Lines of data
______________________________

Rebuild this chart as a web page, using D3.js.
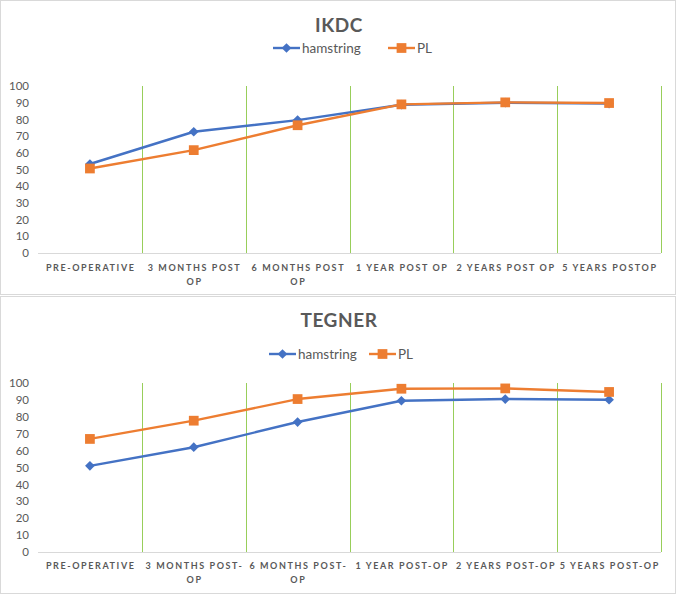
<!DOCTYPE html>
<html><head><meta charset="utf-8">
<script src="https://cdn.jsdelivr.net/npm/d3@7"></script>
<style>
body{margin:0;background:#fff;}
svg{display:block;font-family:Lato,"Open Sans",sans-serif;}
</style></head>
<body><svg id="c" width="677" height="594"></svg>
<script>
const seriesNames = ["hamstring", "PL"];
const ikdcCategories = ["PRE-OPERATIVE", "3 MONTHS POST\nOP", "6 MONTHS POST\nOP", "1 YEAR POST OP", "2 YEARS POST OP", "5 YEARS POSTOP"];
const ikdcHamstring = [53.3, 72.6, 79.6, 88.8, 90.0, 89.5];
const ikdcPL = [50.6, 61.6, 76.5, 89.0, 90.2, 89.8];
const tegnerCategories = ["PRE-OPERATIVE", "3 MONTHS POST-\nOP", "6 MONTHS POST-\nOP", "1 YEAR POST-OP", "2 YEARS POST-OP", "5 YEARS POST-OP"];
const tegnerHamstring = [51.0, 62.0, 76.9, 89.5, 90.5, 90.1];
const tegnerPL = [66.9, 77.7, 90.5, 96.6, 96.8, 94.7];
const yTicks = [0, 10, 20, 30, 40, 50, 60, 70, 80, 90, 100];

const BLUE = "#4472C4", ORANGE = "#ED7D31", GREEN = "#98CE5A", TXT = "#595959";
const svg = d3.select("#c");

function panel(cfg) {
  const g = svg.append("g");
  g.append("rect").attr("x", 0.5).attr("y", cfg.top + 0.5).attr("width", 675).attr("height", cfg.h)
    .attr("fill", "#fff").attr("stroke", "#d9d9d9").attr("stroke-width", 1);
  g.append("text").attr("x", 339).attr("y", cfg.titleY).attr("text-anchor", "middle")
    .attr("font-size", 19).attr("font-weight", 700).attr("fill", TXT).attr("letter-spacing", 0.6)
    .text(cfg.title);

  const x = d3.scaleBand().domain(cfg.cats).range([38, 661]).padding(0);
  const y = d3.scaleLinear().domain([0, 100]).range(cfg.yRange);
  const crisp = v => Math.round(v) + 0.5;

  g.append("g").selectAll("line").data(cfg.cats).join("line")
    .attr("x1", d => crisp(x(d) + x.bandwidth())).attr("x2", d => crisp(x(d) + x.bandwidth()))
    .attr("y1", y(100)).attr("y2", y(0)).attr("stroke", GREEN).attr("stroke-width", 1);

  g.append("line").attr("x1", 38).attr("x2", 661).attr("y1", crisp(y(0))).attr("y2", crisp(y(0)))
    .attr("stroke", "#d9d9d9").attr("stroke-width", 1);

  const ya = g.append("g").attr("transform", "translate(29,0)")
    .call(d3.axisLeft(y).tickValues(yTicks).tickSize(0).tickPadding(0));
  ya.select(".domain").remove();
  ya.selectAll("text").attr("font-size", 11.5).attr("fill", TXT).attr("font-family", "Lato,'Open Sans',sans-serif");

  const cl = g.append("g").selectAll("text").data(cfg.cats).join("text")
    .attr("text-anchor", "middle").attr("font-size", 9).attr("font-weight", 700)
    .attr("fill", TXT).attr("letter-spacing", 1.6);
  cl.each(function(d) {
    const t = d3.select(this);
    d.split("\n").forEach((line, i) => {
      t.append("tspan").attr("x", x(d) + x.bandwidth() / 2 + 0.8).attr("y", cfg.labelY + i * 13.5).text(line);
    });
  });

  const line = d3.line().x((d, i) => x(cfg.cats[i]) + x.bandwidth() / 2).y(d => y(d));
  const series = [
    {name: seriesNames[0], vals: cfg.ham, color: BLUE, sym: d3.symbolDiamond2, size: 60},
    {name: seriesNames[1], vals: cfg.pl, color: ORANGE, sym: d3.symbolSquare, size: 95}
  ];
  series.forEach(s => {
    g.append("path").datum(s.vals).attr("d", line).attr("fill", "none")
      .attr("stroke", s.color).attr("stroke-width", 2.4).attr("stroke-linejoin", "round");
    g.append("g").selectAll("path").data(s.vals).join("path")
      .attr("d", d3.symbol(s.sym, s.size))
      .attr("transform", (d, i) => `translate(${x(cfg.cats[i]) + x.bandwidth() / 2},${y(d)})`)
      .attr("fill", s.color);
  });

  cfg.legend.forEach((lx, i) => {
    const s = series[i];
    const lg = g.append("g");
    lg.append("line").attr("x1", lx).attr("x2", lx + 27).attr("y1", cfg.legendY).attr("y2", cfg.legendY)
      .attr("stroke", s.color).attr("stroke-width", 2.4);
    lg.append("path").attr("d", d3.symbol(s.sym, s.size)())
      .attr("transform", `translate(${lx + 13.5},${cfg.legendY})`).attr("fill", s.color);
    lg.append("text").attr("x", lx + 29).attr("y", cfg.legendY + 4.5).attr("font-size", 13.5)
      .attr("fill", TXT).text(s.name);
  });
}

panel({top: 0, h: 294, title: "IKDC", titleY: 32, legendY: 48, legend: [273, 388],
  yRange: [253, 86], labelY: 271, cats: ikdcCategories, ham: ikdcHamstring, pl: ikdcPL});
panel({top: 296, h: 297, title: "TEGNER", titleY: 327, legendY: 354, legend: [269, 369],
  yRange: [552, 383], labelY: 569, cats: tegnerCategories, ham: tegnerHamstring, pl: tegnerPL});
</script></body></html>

______________________________

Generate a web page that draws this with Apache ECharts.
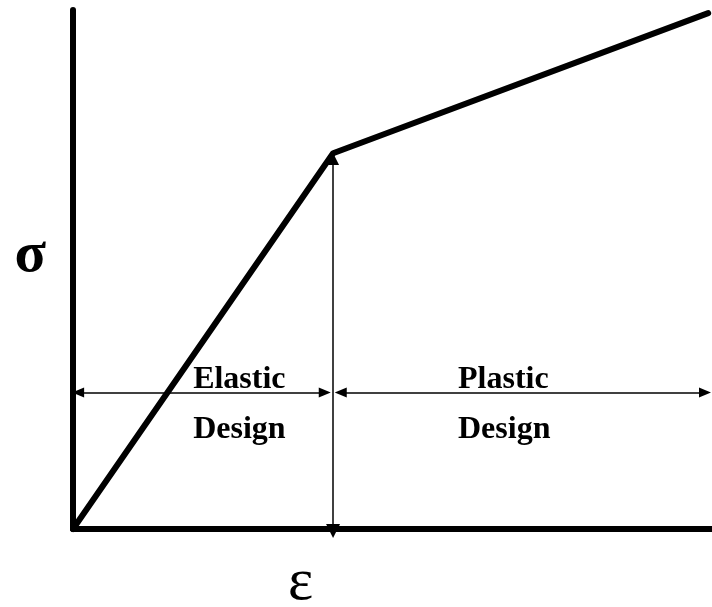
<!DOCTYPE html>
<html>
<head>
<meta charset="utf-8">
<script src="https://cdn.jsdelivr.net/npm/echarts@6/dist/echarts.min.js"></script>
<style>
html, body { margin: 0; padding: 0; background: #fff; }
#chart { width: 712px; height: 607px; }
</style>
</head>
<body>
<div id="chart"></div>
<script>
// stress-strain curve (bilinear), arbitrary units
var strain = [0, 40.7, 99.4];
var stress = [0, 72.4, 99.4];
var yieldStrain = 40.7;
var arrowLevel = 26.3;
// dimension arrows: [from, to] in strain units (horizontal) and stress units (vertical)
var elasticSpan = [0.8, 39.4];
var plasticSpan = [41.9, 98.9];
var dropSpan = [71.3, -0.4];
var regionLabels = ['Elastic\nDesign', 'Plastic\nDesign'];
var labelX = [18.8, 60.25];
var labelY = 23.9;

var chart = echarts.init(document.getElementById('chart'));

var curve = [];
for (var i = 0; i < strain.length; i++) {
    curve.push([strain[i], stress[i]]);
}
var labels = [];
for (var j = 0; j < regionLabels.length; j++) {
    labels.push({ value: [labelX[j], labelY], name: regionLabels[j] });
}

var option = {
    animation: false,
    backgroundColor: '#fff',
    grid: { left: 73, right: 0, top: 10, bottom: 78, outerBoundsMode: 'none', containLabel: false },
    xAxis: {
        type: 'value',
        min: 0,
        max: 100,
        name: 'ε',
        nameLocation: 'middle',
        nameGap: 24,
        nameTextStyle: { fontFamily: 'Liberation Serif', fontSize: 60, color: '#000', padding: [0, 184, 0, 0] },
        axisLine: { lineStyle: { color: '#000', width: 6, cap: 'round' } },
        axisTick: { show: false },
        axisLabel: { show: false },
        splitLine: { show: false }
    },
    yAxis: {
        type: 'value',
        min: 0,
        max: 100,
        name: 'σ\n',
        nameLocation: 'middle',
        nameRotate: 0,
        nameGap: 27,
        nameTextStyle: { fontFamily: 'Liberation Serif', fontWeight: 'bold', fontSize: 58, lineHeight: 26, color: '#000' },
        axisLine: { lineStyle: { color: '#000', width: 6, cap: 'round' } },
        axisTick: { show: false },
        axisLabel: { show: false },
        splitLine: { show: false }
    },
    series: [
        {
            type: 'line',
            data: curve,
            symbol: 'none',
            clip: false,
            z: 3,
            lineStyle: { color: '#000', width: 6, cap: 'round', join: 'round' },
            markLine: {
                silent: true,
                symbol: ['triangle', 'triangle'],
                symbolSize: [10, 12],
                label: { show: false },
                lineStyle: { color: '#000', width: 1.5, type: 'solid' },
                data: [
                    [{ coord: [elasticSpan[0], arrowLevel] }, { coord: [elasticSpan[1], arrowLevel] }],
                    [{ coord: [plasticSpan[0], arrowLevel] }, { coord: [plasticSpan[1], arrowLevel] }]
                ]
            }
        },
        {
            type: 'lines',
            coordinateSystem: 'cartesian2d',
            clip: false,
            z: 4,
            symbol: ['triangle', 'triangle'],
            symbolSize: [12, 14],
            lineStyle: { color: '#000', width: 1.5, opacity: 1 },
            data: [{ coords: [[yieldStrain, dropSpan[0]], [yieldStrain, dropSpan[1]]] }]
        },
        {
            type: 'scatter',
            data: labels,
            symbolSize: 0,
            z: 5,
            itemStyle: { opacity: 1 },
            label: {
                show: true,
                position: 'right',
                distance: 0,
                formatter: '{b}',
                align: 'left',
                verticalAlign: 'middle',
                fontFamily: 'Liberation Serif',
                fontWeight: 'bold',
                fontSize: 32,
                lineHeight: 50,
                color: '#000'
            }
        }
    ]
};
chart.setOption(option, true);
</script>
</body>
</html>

______________________________

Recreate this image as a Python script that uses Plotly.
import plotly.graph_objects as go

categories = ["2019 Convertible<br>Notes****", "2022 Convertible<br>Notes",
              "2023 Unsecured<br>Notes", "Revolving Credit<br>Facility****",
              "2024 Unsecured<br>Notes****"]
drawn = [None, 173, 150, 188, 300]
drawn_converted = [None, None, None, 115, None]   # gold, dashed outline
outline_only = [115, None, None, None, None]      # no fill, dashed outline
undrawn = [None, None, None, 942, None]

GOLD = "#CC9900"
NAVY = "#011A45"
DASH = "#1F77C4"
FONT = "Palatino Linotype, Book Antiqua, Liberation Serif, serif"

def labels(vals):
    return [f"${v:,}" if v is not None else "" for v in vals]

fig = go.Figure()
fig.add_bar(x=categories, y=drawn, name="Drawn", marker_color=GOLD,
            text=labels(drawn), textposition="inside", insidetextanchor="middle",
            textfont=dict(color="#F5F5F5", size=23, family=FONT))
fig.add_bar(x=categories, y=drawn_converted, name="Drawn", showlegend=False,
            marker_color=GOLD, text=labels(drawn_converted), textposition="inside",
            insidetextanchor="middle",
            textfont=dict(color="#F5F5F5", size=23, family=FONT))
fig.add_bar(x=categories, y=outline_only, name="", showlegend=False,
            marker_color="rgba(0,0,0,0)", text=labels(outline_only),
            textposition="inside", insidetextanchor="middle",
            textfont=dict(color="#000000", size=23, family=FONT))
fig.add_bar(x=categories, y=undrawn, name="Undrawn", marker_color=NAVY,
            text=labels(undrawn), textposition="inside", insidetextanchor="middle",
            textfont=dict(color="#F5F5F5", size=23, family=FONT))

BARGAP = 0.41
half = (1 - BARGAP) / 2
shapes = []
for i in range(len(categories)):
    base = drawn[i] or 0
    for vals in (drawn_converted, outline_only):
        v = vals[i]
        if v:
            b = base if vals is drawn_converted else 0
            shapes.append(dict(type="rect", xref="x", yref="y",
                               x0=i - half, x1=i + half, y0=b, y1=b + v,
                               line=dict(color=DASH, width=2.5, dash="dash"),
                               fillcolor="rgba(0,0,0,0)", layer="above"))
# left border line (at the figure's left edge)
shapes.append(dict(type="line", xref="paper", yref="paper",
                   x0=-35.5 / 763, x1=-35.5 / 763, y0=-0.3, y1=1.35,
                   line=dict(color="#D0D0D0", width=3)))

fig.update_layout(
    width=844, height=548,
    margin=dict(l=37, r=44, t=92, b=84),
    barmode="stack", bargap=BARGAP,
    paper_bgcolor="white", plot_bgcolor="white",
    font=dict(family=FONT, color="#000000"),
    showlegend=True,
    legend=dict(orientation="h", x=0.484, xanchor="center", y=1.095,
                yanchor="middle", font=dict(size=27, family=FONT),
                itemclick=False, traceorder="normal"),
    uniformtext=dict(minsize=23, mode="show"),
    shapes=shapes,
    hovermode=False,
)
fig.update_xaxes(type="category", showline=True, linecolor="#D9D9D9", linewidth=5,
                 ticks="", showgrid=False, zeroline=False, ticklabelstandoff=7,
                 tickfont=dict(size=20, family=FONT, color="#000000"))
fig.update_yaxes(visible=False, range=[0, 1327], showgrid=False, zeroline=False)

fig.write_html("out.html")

______________________________

== Exercise prompt ==
Above are records with pictures. Reproduce exactly only the lines from the line with "Generate a web" through the line with "var chart = echarts.init(document.getElementById('chart'));", both ends included, and leave the pictures out.

== Answer below ==
Generate a web page that draws this with Apache ECharts.
<!DOCTYPE html>
<html>
<head>
<meta charset="utf-8">
<script src="https://cdn.jsdelivr.net/npm/echarts@6/dist/echarts.min.js"></script>
<style>
html, body { margin: 0; padding: 0; background: #fff; }
#chart { width: 712px; height: 607px; }
</style>
</head>
<body>
<div id="chart"></div>
<script>
// stress-strain curve (bilinear), arbitrary units
var strain = [0, 40.7, 99.4];
var stress = [0, 72.4, 99.4];
var yieldStrain = 40.7;
var arrowLevel = 26.3;
// dimension arrows: [from, to] in strain units (horizontal) and stress units (vertical)
var elasticSpan = [0.8, 39.4];
var plasticSpan = [41.9, 98.9];
var dropSpan = [71.3, -0.4];
var regionLabels = ['Elastic\nDesign', 'Plastic\nDesign'];
var labelX = [18.8, 60.25];
var labelY = 23.9;

var chart = echarts.init(document.getElementById('chart'));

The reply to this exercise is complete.